BRIEF> Each line containing the word "page" must be reported.

EXERCISE INPUT>

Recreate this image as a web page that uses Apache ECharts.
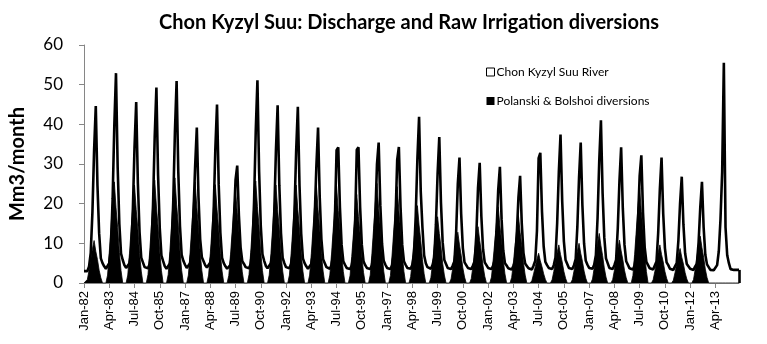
==
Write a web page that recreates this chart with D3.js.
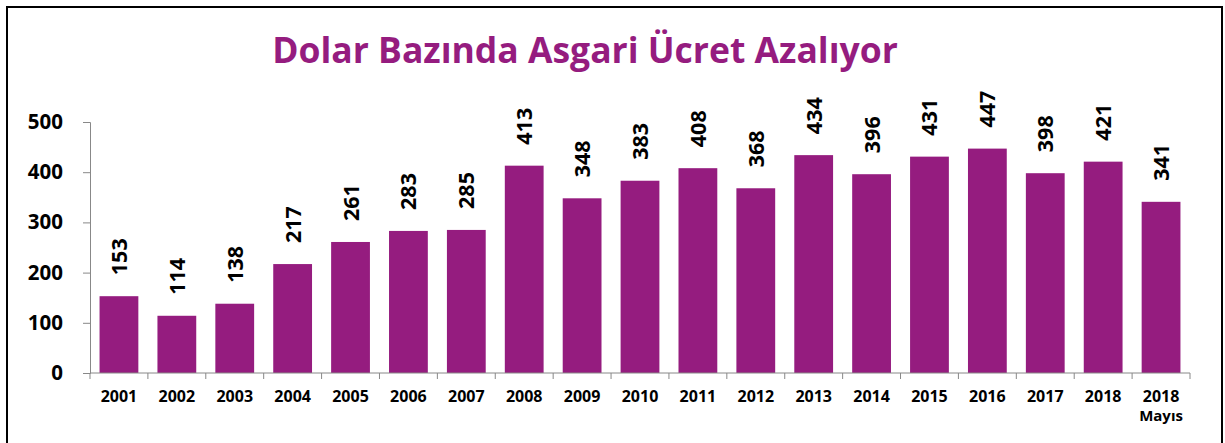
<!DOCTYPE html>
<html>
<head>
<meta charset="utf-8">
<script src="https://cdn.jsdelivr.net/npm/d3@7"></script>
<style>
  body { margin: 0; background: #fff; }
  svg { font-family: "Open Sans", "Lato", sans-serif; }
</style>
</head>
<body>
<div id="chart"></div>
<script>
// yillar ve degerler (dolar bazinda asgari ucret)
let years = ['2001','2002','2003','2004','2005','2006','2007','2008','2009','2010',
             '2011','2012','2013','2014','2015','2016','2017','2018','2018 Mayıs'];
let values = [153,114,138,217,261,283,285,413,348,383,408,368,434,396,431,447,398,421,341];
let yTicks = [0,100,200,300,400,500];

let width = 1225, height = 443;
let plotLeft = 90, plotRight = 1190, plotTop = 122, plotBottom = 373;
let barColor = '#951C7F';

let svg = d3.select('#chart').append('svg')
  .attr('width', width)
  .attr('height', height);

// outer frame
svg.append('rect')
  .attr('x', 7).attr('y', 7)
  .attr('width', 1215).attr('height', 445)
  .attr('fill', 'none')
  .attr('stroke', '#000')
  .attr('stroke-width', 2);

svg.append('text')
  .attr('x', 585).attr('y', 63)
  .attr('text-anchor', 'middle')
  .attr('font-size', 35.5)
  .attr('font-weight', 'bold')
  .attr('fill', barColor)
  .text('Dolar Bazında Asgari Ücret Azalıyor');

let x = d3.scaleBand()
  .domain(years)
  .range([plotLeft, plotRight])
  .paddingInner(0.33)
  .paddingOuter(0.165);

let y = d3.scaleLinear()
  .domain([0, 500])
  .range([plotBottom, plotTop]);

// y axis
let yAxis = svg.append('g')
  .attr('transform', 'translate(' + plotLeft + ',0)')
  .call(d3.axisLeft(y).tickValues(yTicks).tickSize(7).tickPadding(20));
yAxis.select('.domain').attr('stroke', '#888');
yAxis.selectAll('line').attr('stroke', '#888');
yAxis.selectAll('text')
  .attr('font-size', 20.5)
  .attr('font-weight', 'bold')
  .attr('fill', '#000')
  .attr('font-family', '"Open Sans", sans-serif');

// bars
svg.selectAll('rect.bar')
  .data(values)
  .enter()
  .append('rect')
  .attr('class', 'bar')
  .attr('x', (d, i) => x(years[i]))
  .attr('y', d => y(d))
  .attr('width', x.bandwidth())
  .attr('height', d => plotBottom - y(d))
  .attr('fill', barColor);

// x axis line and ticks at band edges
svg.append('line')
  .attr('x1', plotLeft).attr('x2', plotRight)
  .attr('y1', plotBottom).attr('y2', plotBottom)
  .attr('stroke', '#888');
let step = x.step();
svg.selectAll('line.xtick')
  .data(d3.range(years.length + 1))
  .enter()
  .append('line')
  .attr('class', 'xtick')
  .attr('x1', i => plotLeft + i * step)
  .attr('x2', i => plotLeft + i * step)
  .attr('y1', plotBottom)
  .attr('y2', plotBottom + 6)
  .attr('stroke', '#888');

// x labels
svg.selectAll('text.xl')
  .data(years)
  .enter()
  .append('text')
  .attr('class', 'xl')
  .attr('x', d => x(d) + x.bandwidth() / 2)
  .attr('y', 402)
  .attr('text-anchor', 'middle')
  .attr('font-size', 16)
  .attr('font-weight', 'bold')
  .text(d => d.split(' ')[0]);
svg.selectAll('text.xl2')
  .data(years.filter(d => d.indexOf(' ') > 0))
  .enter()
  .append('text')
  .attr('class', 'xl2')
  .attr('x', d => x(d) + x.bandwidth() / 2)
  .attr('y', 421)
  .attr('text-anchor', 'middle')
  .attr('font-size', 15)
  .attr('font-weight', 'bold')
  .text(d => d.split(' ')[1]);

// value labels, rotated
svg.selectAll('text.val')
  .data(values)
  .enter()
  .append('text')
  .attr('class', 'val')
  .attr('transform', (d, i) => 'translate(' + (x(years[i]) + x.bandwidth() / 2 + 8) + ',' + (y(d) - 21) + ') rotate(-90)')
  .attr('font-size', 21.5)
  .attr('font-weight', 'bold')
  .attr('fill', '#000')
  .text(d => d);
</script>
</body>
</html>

WRITTEN ANSWER>
Recreate this image as a web page that uses Apache ECharts.
Write a web page that recreates this chart with D3.js.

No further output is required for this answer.